> WHAT THE EXERCISE ASKS:
Data follows below. Repeat exactly the lines between the line holding "Output the web" and the line holding "const switchOmega = [-4.9];", inclusive, and nothing more; drop pictures.

> SUPPLIED RECORDS:
- - - -

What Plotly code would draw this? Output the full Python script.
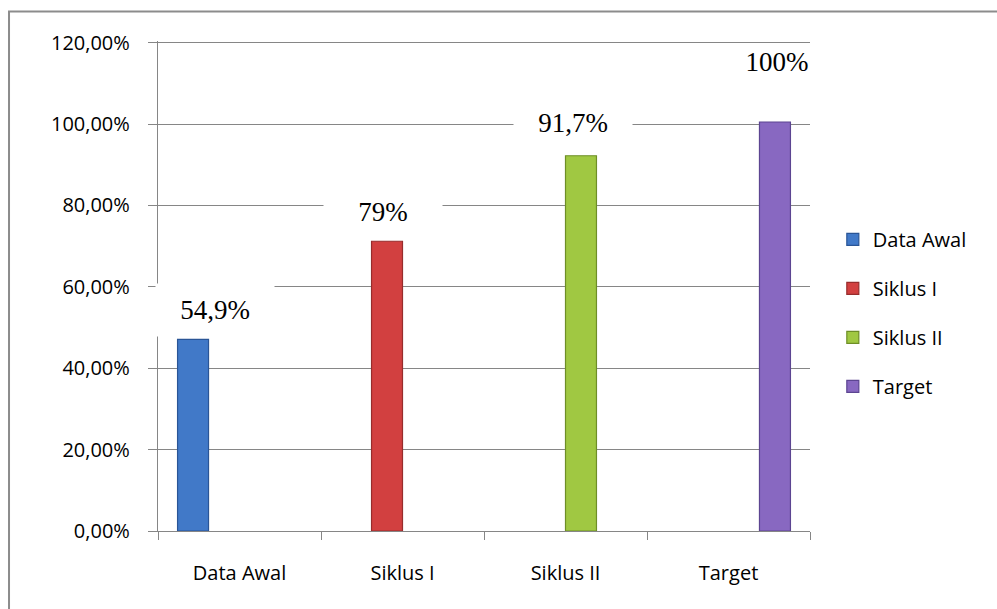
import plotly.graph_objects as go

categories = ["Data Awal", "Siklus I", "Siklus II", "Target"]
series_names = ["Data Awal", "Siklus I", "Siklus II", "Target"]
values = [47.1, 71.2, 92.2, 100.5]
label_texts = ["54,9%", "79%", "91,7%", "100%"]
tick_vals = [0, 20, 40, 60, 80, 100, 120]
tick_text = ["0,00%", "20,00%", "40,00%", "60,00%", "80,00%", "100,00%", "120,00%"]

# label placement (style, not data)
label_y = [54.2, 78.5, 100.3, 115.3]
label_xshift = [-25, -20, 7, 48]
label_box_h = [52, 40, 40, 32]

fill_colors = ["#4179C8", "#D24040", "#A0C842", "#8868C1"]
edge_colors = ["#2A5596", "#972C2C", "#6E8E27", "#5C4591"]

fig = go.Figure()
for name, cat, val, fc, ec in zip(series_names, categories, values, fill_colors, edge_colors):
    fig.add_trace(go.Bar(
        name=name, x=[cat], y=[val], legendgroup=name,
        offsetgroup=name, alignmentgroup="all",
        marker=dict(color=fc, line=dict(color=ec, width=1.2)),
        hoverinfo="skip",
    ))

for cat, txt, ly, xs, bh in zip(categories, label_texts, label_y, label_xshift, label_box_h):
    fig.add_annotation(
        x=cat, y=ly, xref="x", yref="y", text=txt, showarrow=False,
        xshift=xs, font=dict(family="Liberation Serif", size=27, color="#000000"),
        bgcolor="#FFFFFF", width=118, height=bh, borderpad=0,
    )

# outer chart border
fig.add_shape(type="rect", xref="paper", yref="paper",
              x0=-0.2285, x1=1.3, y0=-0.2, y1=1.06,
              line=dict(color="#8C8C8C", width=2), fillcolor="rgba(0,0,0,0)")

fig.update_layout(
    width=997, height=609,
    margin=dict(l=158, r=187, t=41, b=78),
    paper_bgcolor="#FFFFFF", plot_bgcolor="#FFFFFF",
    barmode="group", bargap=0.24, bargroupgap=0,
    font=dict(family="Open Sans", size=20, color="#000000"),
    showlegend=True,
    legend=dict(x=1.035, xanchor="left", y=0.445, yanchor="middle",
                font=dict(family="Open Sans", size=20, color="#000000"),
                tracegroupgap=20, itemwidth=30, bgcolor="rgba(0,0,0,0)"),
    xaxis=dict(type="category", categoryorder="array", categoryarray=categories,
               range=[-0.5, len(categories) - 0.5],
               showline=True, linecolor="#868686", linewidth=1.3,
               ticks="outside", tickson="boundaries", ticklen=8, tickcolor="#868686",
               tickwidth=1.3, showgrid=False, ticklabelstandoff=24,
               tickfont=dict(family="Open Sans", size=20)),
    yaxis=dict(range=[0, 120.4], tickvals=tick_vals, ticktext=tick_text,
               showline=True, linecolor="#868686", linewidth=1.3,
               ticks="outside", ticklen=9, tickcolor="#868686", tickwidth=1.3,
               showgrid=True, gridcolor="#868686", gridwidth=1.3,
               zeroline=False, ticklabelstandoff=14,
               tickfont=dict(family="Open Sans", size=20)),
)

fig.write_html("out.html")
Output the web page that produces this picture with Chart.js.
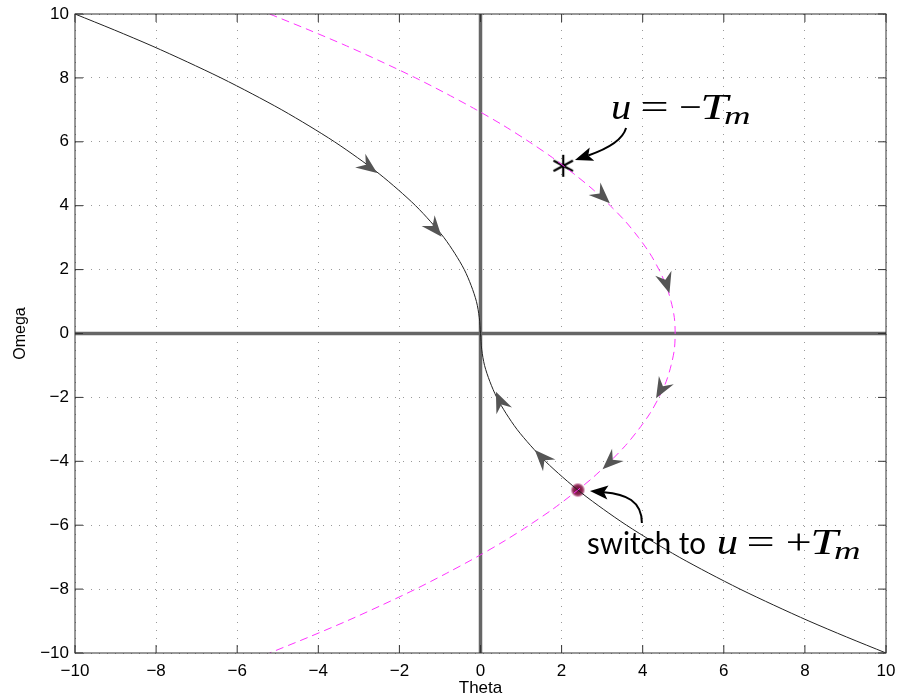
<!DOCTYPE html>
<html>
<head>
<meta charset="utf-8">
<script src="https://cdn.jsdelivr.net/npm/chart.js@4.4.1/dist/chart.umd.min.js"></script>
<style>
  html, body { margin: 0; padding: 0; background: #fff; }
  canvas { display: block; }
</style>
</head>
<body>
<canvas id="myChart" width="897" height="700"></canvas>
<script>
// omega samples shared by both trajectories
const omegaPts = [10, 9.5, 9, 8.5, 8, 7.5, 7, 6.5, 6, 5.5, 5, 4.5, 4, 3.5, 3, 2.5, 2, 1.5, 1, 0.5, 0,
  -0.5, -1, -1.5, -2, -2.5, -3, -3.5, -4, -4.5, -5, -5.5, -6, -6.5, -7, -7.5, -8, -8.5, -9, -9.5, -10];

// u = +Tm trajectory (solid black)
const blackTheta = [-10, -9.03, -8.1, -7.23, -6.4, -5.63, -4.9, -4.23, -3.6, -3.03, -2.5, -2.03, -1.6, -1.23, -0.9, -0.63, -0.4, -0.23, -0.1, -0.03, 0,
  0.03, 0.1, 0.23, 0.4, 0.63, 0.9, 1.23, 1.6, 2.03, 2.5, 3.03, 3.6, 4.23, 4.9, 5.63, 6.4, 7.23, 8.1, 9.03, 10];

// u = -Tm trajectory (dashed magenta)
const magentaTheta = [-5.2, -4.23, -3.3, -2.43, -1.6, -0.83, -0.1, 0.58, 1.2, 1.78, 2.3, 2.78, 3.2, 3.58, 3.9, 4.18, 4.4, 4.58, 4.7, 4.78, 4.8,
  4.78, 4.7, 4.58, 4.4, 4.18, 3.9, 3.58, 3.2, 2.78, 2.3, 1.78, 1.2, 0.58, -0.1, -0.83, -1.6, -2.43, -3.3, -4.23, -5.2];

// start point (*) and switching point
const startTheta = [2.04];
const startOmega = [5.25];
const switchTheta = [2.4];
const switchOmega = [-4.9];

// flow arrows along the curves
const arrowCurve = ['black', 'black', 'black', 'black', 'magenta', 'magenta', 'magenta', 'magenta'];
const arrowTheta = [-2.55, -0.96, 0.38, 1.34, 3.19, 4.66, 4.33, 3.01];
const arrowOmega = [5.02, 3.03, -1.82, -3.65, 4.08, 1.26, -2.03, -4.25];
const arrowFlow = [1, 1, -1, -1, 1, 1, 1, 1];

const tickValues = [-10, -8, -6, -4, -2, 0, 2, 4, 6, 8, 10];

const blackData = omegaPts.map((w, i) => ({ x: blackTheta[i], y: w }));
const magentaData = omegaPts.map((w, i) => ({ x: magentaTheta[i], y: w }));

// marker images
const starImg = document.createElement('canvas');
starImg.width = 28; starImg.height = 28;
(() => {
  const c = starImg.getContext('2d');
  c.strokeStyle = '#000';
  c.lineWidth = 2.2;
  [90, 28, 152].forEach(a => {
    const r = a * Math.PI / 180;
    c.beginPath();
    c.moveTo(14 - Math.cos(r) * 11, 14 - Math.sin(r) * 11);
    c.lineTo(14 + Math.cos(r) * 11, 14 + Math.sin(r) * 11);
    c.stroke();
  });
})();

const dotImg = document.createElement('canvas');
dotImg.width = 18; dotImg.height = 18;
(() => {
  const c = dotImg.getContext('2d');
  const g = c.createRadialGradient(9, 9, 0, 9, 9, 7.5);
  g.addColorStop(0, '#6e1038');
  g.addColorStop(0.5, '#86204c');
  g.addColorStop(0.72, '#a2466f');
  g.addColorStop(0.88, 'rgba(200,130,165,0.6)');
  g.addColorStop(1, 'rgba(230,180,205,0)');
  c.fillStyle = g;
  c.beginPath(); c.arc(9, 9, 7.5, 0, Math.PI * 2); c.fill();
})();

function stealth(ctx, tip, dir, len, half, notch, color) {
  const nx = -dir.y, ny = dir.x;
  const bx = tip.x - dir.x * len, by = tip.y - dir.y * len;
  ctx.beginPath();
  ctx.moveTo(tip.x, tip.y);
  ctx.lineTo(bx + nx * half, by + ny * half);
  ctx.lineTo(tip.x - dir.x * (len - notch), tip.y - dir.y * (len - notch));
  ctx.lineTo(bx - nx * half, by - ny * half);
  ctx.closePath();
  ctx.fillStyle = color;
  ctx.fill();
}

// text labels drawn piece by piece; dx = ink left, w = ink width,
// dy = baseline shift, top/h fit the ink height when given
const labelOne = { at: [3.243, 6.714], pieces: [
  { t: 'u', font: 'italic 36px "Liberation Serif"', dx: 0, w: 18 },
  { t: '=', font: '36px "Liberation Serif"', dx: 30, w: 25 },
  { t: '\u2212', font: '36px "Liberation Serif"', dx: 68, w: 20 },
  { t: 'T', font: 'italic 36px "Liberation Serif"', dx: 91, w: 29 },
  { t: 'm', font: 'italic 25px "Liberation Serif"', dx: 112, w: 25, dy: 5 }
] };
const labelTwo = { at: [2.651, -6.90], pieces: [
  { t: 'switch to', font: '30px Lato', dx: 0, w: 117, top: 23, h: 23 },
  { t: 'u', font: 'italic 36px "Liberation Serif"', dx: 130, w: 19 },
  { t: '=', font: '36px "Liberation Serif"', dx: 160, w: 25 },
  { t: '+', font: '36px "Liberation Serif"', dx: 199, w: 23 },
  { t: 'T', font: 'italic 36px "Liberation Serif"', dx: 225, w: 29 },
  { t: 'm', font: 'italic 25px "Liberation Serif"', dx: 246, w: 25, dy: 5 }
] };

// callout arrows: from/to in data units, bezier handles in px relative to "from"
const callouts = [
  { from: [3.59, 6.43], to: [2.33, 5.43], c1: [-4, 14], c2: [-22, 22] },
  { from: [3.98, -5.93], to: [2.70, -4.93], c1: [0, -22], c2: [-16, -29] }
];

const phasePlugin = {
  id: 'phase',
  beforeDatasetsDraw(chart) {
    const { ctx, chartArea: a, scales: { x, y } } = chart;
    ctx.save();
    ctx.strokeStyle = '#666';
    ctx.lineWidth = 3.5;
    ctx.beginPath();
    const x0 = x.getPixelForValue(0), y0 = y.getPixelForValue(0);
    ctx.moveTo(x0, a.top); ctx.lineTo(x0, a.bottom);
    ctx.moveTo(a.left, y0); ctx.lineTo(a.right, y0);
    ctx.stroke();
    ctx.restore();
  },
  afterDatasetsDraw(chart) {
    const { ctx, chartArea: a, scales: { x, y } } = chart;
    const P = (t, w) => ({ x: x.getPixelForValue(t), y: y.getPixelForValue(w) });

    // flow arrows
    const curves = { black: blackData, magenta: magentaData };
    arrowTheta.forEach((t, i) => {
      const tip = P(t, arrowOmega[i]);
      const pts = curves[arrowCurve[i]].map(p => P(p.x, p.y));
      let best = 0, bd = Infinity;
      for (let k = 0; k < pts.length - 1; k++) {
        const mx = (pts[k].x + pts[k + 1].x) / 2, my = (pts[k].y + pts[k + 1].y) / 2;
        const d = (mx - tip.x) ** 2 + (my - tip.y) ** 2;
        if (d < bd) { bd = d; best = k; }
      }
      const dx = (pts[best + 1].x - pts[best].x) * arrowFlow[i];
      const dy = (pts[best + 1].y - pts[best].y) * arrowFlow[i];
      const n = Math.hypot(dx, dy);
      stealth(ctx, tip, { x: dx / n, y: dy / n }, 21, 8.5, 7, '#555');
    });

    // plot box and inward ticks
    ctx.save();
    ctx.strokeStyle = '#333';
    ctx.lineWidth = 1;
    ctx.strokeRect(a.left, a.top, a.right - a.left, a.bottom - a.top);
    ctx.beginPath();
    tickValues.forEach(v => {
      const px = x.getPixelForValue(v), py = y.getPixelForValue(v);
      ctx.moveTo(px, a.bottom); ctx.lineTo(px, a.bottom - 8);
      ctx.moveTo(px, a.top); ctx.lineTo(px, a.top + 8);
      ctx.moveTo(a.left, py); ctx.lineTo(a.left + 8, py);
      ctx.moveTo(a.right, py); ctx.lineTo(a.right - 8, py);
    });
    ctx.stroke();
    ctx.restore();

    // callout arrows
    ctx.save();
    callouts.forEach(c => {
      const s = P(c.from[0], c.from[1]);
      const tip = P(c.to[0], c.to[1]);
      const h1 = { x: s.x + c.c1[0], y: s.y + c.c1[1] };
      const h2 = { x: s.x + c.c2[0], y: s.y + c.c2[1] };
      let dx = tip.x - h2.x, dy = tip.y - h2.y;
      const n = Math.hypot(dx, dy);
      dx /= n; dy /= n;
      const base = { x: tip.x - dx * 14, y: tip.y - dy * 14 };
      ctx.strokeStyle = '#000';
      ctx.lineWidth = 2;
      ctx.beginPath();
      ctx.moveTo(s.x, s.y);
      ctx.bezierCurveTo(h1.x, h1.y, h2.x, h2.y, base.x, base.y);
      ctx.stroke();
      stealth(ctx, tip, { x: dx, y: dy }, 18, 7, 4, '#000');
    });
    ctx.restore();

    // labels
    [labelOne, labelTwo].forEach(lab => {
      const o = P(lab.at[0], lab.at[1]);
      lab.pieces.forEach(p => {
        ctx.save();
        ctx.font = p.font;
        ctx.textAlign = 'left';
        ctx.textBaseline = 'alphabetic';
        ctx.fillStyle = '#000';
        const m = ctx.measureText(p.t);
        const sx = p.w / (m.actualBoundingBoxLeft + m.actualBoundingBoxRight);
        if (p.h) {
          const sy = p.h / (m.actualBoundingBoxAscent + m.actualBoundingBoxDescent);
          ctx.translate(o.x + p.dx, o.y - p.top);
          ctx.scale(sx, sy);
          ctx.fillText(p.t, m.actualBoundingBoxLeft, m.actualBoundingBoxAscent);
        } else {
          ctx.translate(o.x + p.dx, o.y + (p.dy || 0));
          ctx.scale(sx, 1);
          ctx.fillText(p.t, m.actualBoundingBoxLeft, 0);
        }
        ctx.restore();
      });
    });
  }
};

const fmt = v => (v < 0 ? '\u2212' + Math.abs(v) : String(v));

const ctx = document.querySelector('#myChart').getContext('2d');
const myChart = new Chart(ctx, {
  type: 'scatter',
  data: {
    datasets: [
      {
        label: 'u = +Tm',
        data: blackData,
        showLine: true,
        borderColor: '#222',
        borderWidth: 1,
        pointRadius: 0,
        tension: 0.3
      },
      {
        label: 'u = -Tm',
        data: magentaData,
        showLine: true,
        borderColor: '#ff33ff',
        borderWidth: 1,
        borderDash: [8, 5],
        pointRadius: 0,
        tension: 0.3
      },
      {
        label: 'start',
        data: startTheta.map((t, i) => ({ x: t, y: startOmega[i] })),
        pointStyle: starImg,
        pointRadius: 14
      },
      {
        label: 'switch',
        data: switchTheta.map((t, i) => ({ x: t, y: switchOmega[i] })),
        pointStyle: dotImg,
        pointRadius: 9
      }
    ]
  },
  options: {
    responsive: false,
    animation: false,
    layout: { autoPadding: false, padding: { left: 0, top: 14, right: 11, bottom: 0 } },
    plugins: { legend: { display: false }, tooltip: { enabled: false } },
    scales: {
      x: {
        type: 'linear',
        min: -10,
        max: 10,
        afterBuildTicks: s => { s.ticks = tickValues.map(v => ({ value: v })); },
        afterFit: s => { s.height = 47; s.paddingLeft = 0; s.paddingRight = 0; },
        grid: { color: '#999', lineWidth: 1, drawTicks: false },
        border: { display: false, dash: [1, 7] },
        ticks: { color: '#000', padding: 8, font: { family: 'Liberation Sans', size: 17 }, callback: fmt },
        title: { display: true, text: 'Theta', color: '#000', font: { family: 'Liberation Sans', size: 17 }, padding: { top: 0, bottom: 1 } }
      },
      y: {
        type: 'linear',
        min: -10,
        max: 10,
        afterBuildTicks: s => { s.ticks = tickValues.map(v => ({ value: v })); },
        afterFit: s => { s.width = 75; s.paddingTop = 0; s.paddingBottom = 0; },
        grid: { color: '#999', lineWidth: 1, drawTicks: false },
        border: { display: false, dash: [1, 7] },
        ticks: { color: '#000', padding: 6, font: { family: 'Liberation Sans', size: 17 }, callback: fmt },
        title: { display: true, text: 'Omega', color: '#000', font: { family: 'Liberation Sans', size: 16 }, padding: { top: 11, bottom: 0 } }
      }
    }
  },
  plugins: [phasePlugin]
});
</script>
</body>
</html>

- - - -

> SOLVED EXERCISE:
Output the web page that produces this picture with Chart.js.
<!DOCTYPE html>
<html>
<head>
<meta charset="utf-8">
<script src="https://cdn.jsdelivr.net/npm/chart.js@4.4.1/dist/chart.umd.min.js"></script>
<style>
  html, body { margin: 0; padding: 0; background: #fff; }
  canvas { display: block; }
</style>
</head>
<body>
<canvas id="myChart" width="897" height="700"></canvas>
<script>
// omega samples shared by both trajectories
const omegaPts = [10, 9.5, 9, 8.5, 8, 7.5, 7, 6.5, 6, 5.5, 5, 4.5, 4, 3.5, 3, 2.5, 2, 1.5, 1, 0.5, 0,
  -0.5, -1, -1.5, -2, -2.5, -3, -3.5, -4, -4.5, -5, -5.5, -6, -6.5, -7, -7.5, -8, -8.5, -9, -9.5, -10];

// u = +Tm trajectory (solid black)
const blackTheta = [-10, -9.03, -8.1, -7.23, -6.4, -5.63, -4.9, -4.23, -3.6, -3.03, -2.5, -2.03, -1.6, -1.23, -0.9, -0.63, -0.4, -0.23, -0.1, -0.03, 0,
  0.03, 0.1, 0.23, 0.4, 0.63, 0.9, 1.23, 1.6, 2.03, 2.5, 3.03, 3.6, 4.23, 4.9, 5.63, 6.4, 7.23, 8.1, 9.03, 10];

// u = -Tm trajectory (dashed magenta)
const magentaTheta = [-5.2, -4.23, -3.3, -2.43, -1.6, -0.83, -0.1, 0.58, 1.2, 1.78, 2.3, 2.78, 3.2, 3.58, 3.9, 4.18, 4.4, 4.58, 4.7, 4.78, 4.8,
  4.78, 4.7, 4.58, 4.4, 4.18, 3.9, 3.58, 3.2, 2.78, 2.3, 1.78, 1.2, 0.58, -0.1, -0.83, -1.6, -2.43, -3.3, -4.23, -5.2];

// start point (*) and switching point
const startTheta = [2.04];
const startOmega = [5.25];
const switchTheta = [2.4];
const switchOmega = [-4.9];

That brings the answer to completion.